Published in final edited form as: Invest Ophthalmol Vis Sci. 2009 May 6;50(10):4873–4880. doi: 10.1167/iovs.08-3291

Figure 1.

Figure 1

Spatial properties and quantification method. (A) NIR response to a vertical bar on a dark background. The presentation of patterned visual stimuli produced two predominant signals of opposite polarity, a negative signal (N) and a positive signal (P), that were spatially adjacent. Right: Grayscale bar representing fractional change in reflectance (dR/R). Negative signals correspond to a decrease in reflectance (dark regions). Conversely, positive signals correspond to a relative increase in reflectance (light regions). Areas that show no or slight reflectance change are gray regions (dR/R = 0). The response is localized with the stimulated retina. Scale bar: 6° of visual angle. Arrows: superior and nasal directions in the fundus image. Inset: the stimulus used to evoke the response. (B) Fractional reflectance time course of three ROIs. The signal intensity is plotted as a function of time.

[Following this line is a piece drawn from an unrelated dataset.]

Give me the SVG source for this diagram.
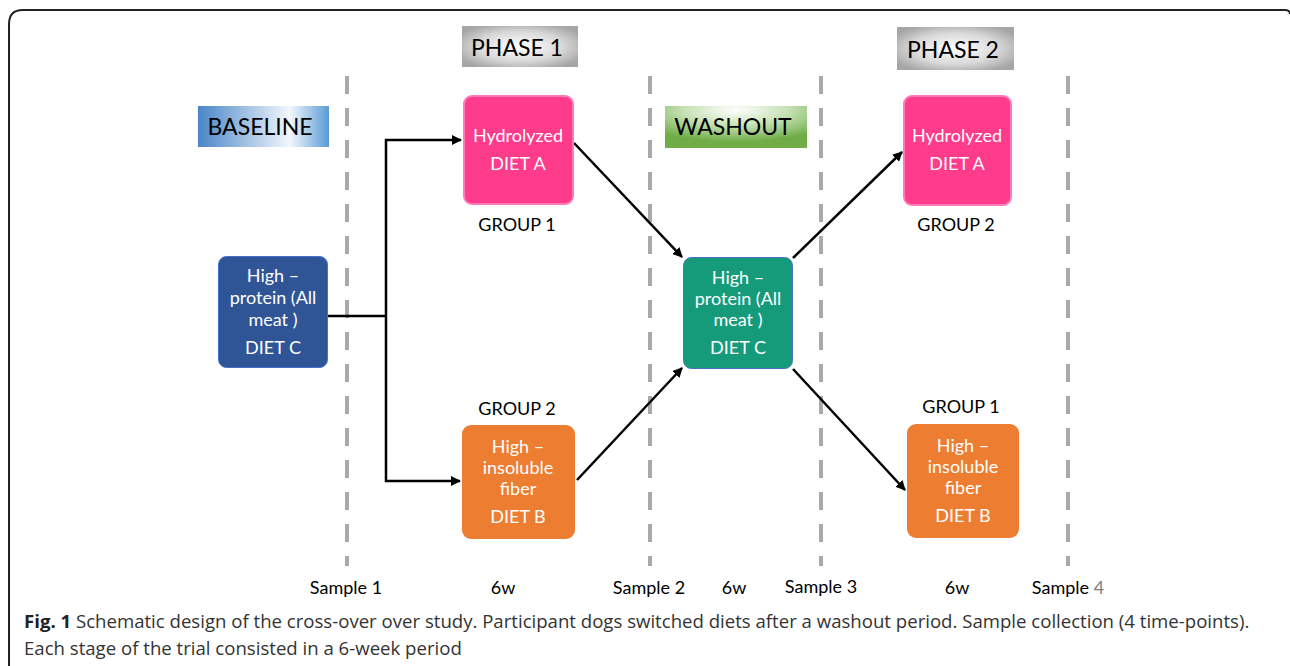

The fractional reflectance for each ROI was calculated (see Schallek et al.6). Both the positive (ROI P, white) and negative signal (ROI N, black) showed negligible deviation from baseline during the prestimulus epoch (0–2 seconds). Between 2 and 5 seconds (stimulus on), both signals appeared and developed in magnitude. In the poststimulus epoch (5–10 seconds) both signals slowly recovered toward the baseline reflectance (dR/R = 0). An ROI over the nonstimulated region of retina is also plotted (O, dashed lines). Reflectance changes were very small, most likely attributable to the biological noise of the system.